Task details: In your copy, include every line of the listing below exactly but none of the pictures.

Given material:

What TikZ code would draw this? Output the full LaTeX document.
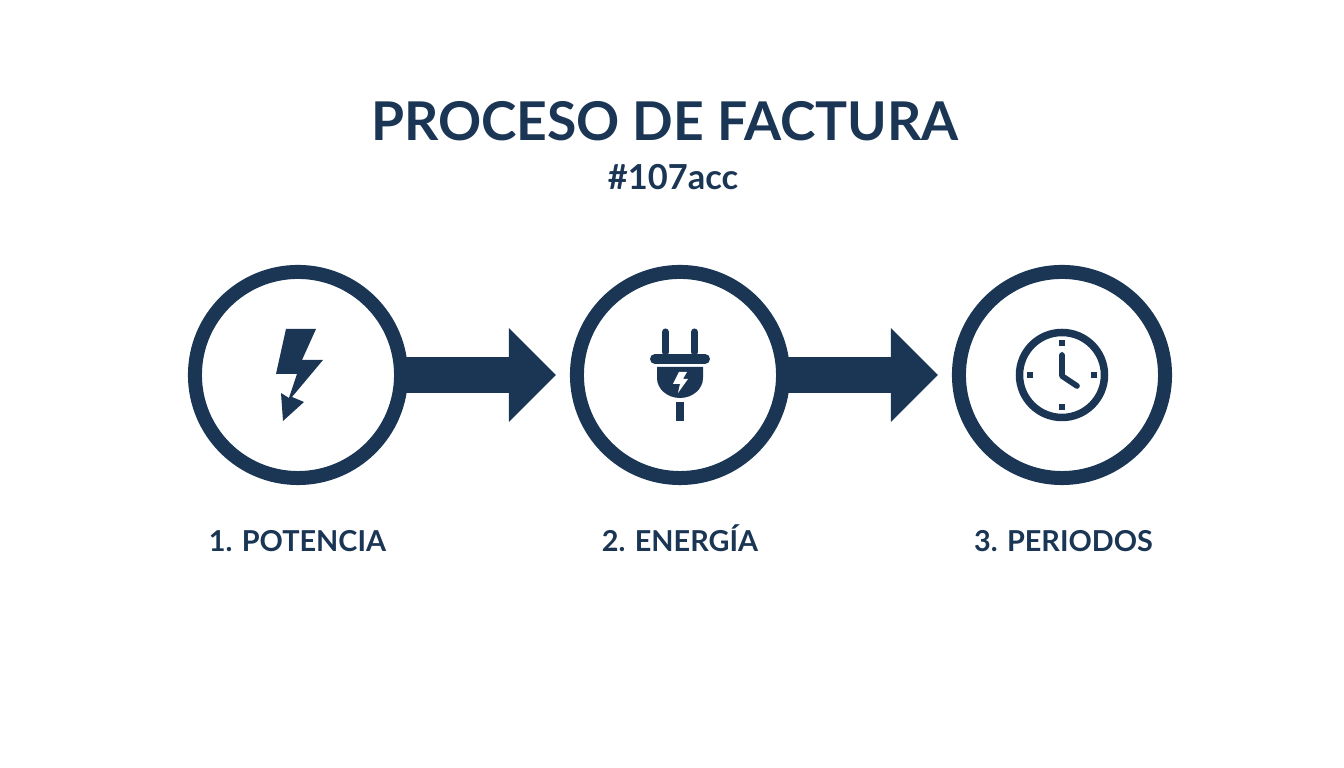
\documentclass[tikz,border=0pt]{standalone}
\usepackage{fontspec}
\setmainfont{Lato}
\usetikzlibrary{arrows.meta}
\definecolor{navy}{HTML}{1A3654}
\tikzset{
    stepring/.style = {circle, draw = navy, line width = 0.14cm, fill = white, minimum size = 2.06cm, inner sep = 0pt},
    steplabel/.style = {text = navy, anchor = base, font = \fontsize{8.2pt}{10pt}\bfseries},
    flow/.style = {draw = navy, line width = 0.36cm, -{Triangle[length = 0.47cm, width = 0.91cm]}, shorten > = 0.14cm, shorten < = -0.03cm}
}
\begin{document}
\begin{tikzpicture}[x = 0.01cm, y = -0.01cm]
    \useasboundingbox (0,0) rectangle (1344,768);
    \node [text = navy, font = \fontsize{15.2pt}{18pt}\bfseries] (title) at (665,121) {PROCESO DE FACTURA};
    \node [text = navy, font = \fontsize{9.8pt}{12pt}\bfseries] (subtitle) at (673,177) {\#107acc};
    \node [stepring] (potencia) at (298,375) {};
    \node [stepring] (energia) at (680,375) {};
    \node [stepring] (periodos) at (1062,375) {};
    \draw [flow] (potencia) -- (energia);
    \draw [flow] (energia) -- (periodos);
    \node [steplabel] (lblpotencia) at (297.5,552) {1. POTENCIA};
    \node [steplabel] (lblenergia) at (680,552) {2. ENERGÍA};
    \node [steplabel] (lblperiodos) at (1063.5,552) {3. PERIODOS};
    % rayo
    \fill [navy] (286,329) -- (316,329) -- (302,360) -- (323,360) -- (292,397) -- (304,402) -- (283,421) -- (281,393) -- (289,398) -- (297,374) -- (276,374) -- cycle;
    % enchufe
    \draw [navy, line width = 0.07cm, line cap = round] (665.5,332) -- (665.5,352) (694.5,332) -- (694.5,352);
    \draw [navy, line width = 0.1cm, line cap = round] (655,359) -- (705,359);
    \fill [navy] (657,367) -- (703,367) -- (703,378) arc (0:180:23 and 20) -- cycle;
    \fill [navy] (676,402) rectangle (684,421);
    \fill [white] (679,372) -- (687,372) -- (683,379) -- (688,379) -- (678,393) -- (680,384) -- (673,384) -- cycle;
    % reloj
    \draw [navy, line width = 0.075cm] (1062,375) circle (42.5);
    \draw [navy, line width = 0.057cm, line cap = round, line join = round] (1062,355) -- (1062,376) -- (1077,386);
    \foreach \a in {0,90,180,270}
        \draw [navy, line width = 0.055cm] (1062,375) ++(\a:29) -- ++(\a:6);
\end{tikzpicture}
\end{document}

Written answer:
What TikZ code would draw this? Output the full LaTeX document.
\documentclass[tikz,border=0pt]{standalone}
\usepackage{fontspec}
\setmainfont{Lato}
\usetikzlibrary{arrows.meta}
\definecolor{navy}{HTML}{1A3654}
\tikzset{
    stepring/.style = {circle, draw = navy, line width = 0.14cm, fill = white, minimum size = 2.06cm, inner sep = 0pt},
    steplabel/.style = {text = navy, anchor = base, font = \fontsize{8.2pt}{10pt}\bfseries},
    flow/.style = {draw = navy, line width = 0.36cm, -{Triangle[length = 0.47cm, width = 0.91cm]}, shorten > = 0.14cm, shorten < = -0.03cm}
}
\begin{document}
\begin{tikzpicture}[x = 0.01cm, y = -0.01cm]
    \useasboundingbox (0,0) rectangle (1344,768);
    \node [text = navy, font = \fontsize{15.2pt}{18pt}\bfseries] (title) at (665,121) {PROCESO DE FACTURA};
    \node [text = navy, font = \fontsize{9.8pt}{12pt}\bfseries] (subtitle) at (673,177) {\#107acc};
    \node [stepring] (potencia) at (298,375) {};
    \node [stepring] (energia) at (680,375) {};
    \node [stepring] (periodos) at (1062,375) {};
    \draw [flow] (potencia) -- (energia);
    \draw [flow] (energia) -- (periodos);
    \node [steplabel] (lblpotencia) at (297.5,552) {1. POTENCIA};
    \node [steplabel] (lblenergia) at (680,552) {2. ENERGÍA};
    \node [steplabel] (lblperiodos) at (1063.5,552) {3. PERIODOS};
    % rayo
    \fill [navy] (286,329) -- (316,329) -- (302,360) -- (323,360) -- (292,397) -- (304,402) -- (283,421) -- (281,393) -- (289,398) -- (297,374) -- (276,374) -- cycle;
    % enchufe
    \draw [navy, line width = 0.07cm, line cap = round] (665.5,332) -- (665.5,352) (694.5,332) -- (694.5,352);
    \draw [navy, line width = 0.1cm, line cap = round] (655,359) -- (705,359);
    \fill [navy] (657,367) -- (703,367) -- (703,378) arc (0:180:23 and 20) -- cycle;
    \fill [navy] (676,402) rectangle (684,421);
    \fill [white] (679,372) -- (687,372) -- (683,379) -- (688,379) -- (678,393) -- (680,384) -- (673,384) -- cycle;
    % reloj
    \draw [navy, line width = 0.075cm] (1062,375) circle (42.5);
    \draw [navy, line width = 0.057cm, line cap = round, line join = round] (1062,355) -- (1062,376) -- (1077,386);
    \foreach \a in {0,90,180,270}
        \draw [navy, line width = 0.055cm] (1062,375) ++(\a:29) -- ++(\a:6);
\end{tikzpicture}
\end{document}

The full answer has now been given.